Aggregate Income: Comprehensive Economic Measure

Aggregate Income: Sum total of all incomes in an economy, representing a comprehensive measure of economic performance before adjustments.

Aggregate income refers to the total sum of all incomes earned within an economy over a specific time period, typically a year. This comprehensive measure includes wages, profits, rents, interest, and other forms of income, yet it does not adjust for inflation, taxes, or possible double-counting that could arise in the calculation process. One of the most popular indicators of aggregate income is the Gross Domestic Product (GDP).

Key Components of Aggregate Income

Wages and Salaries

Wages and salaries constitute a significant portion of aggregate income as they represent the earnings of individuals from their labor.

Corporate Profits

The income earned by companies through their business activities also adds up to the total aggregate income.

Rent

This includes income earned from renting out property or land.

Interest

Interest earned from investments and savings is another vital component of aggregate income.

Types of Aggregate Income

  • Gross Domestic Product (GDP): The total market value of all finished goods and services produced within a country’s borders in a specific time period.
  • Gross National Product (GNP): Measures the total economic output of a country, including income from foreign investments, but excluding domestic income by foreign investors.
  • Net National Income (NNI): Calculated by subtracting depreciation from GNP, it provides a more accurate measure of an economy’s sustainable income.

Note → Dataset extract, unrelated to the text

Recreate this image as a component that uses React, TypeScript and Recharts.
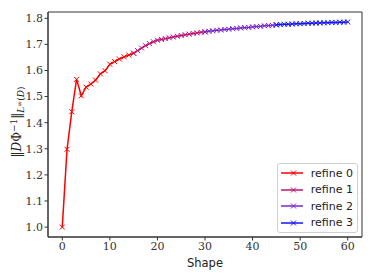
import React from "react";
import { LineChart, Line, XAxis, YAxis, ReferenceArea } from "recharts";

const refine0X = [0, 1, 2, 3, 4, 5, 6, 7, 8, 9, 10, 11, 12, 13, 14, 15];
const refine0Y = [1.0, 1.298, 1.442, 1.566, 1.503, 1.536, 1.548, 1.563, 1.587, 1.599, 1.624, 1.634, 1.644, 1.652, 1.659, 1.666];

const refine1X = [15, 15.83, 16.67, 17.5, 18.33, 19.17, 20, 20.83, 21.67, 22.5, 23.33, 24.17, 25, 25.83, 26.67, 27.5, 28.33, 29.17, 30];
const refine1Y = [1.666, 1.676, 1.686, 1.695, 1.703, 1.71, 1.716, 1.719, 1.722, 1.725, 1.728, 1.731, 1.734, 1.737, 1.739, 1.742, 1.744, 1.746, 1.748];

const refine2X = [30, 30.83, 31.67, 32.5, 33.33, 34.17, 35, 35.83, 36.67, 37.5, 38.33, 39.17, 40, 40.83, 41.67, 42.5, 43.33, 44.17, 45];
const refine2Y = [1.748, 1.75, 1.752, 1.754, 1.755, 1.757, 1.758, 1.76, 1.761, 1.763, 1.764, 1.765, 1.767, 1.768, 1.769, 1.771, 1.772, 1.773, 1.775];

const refine3X = [45, 45.83, 46.67, 47.5, 48.33, 49.17, 50, 50.83, 51.67, 52.5, 53.33, 54.17, 55, 55.83, 56.67, 57.5, 58.33, 59.17, 60];
const refine3Y = [1.775, 1.776, 1.777, 1.777, 1.778, 1.779, 1.779, 1.78, 1.781, 1.781, 1.782, 1.782, 1.783, 1.783, 1.784, 1.784, 1.785, 1.785, 1.786];

const seriesNames = ["refine 0", "refine 1", "refine 2", "refine 3"];
const seriesColors = ["#ff0000", "#bd1675", "#7a27cc", "#1414ff"];
const seriesX = [refine0X, refine1X, refine2X, refine3X];
const seriesY = [refine0Y, refine1Y, refine2Y, refine3Y];

const xTicks = [0, 10, 20, 30, 40, 50, 60];
const yTicks = [1.0, 1.1, 1.2, 1.3, 1.4, 1.5, 1.6, 1.7, 1.8];
const xDomain = [-3, 63];
const yDomain = [0.962, 1.824];

const series = seriesNames.map((name, i) => ({
  name,
  color: seriesColors[i],
  data: seriesX[i].map((x, j) => ({ x, y: seriesY[i][j] })),
}));

const makeDot = (color: string, name: string) => (props: any) => {
  const { cx, cy, index } = props;
  if (cx == null || cy == null) return <g key={`${name}-${index}`} />;
  const s = 2.5;
  return (
    <path
      key={`${name}-${index}`}
      d={`M${cx - s},${cy - s}L${cx + s},${cy + s}M${cx - s},${cy + s}L${cx + s},${cy - s}`}
      stroke={color}
      strokeWidth={1}
      fill="none"
    />
  );
};

const tickFont = { fontFamily: "DejaVu Serif", fontSize: 11, fill: "#333" };

const YLabel = () => (
  <text
    transform="rotate(-90)"
    x={-122}
    y={21}
    textAnchor="middle"
    fontFamily="DejaVu Serif"
    fontSize={12}
    fill="#222"
  >
    ‖<tspan fontStyle="italic">D</tspan>Φ
    <tspan dy={-4.5} fontSize={9}>−1</tspan>
    <tspan dy={4.5}>‖</tspan>
    <tspan dy={3} fontSize={9} fontStyle="italic">L</tspan>
    <tspan dy={-2.5} fontSize={7}>∞</tspan>
    <tspan dy={2.5} fontSize={9}>(</tspan>
    <tspan fontSize={9} fontStyle="italic">D</tspan>
    <tspan fontSize={9}>)</tspan>
  </text>
);

const LegendBox = () => (
  <div
    style={{
      position: "absolute",
      left: 277,
      top: 163,
      border: "1px solid #d0d0d0",
      borderRadius: 3,
      background: "rgba(255,255,255,0.85)",
      padding: "1px 4px 1px 3px",
      width: 72,
      boxSizing: "content-box",
    }}
  >
    {series.map((s) => (
      <div key={s.name} style={{ display: "flex", alignItems: "center", height: 16.5 }}>
        <svg width={25} height={10} style={{ marginRight: 8 }}>
          <line x1={0} y1={5} x2={25} y2={5} stroke={s.color} strokeWidth={1.5} />
          <path d="M10,2.5L15,7.5M10,7.5L15,2.5" stroke={s.color} strokeWidth={1} />
        </svg>
        <span style={{ fontFamily: "DejaVu Sans", fontSize: 11, color: "#222", whiteSpace: "nowrap" }}>
          {s.name}
        </span>
      </div>
    ))}
  </div>
);

export default function App() {
  return (
    <div style={{ position: "absolute", left: 0, top: 0, width: 374, height: 280 }}>
      <LineChart width={374} height={280} margin={{ top: 12, right: 12, left: 0, bottom: 0 }}>
        <XAxis
          type="number"
          dataKey="x"
          domain={xDomain}
          ticks={xTicks}
          allowDataOverflow
          tick={tickFont}
          tickSize={3.5}
          tickMargin={2}
          stroke="#333"
          height={43}
          label={{ value: "Shape", position: "insideBottom", offset: 13, style: { fontFamily: "DejaVu Sans", fontSize: 11.5, fill: "#222" } }}
        />
        <YAxis
          type="number"
          dataKey="y"
          domain={yDomain}
          ticks={yTicks}
          allowDataOverflow
          tickFormatter={(v: number) => v.toFixed(1)}
          tick={tickFont}
          tickSize={3.5}
          tickMargin={1.5}
          stroke="#333"
          width={48}
          label={<YLabel />}
        />
        <ReferenceArea
          x1={xDomain[0]}
          x2={xDomain[1]}
          y1={yDomain[0]}
          y2={yDomain[1]}
          fill="none"
          stroke="#333"
          strokeWidth={1}
          ifOverflow="extendDomain"
        />
        {series.map((s) => (
          <Line
            key={s.name}
            data={s.data}
            dataKey="y"
            name={s.name}
            type="linear"
            stroke={s.color}
            strokeWidth={1.5}
            dot={makeDot(s.color, s.name)}
            activeDot={false}
            isAnimationActive={false}
          />
        ))}
      </LineChart>
      <LegendBox />
    </div>
  );
}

Special Considerations in Aggregate Income Measurement

Double-Counting

Double-counting occurs when the income is counted multiple times at different stages of production, thus artificially inflating the total aggregate income.

Non-Market Transactions

Transactions such as volunteer work or household labor are not included in aggregate income but contribute significantly to the economy.

Informal Economy

Income generated from informal or black market activities is typically not included in the official measures of aggregate income.

Historical Context

The concept of aggregate income has evolved over centuries. The development of national accounting systems in the 1930s and 1940s provided a structured approach to compiling data on national income, spearheaded by economists Simon Kuznets and Richard Stone. Kuznets’ pioneering work led to the first comprehensive calculation of the United States’ GDP in 1937.

Applications of Aggregate Income

Economic Performance

Aggregate income is a vital indicator used to gauge the overall performance of an economy. It influences policy decisions, investment strategies, and economic planning.

Comparative Analysis

It allows for comparisons between different economies, helping to identify growth patterns, income disparities, and economic health.

Fiscal Policy

Governments use variations in aggregate income to tailor fiscal policies aimed at stabilizing or stimulating the economy.

Aggregate Income vs. Other Economic Measures

  • GDP vs. GNP: GDP focuses on the domestic production boundaries, while GNP encompasses the income earned by nationals, even if overseas.
  • NNI vs. GDI: Net National Income subtracts depreciation, offering a clearer picture of an economy’s net output, whereas Gross Domestic Income (GDI) measures total economic activity based on income received.

FAQs

How is aggregate income measured?

Aggregate income is primarily measured using GDP, which aggregates the annual monetary worth of all finished goods and services produced in a country.

Why doesn't aggregate income account for inflation?

Aggregate income aims to reflect the raw economic output without adjustments for price level changes. However, real GDP can be used to account for inflation.

How does double-counting affect aggregate income?

Double-counting can lead to an overestimation of total economic activity, thus distorting the true size of an economy.

References

  1. Kuznets, S. (1937). “National Income, 1929-1932.” U.S. Department of Commerce.
  2. Stone, R. (1947). “Definition and Measurement of the National Income and Related Totals.” U.K. Central Statistical Office.

Summary

Aggregate income is a vital economic measure that encapsulates the sum total of all incomes within an economy. Despite its limitations, such as not accounting for inflation or double-counting, it remains a fundamental tool for assessing economic performance, guiding policy decisions, and making international comparisons.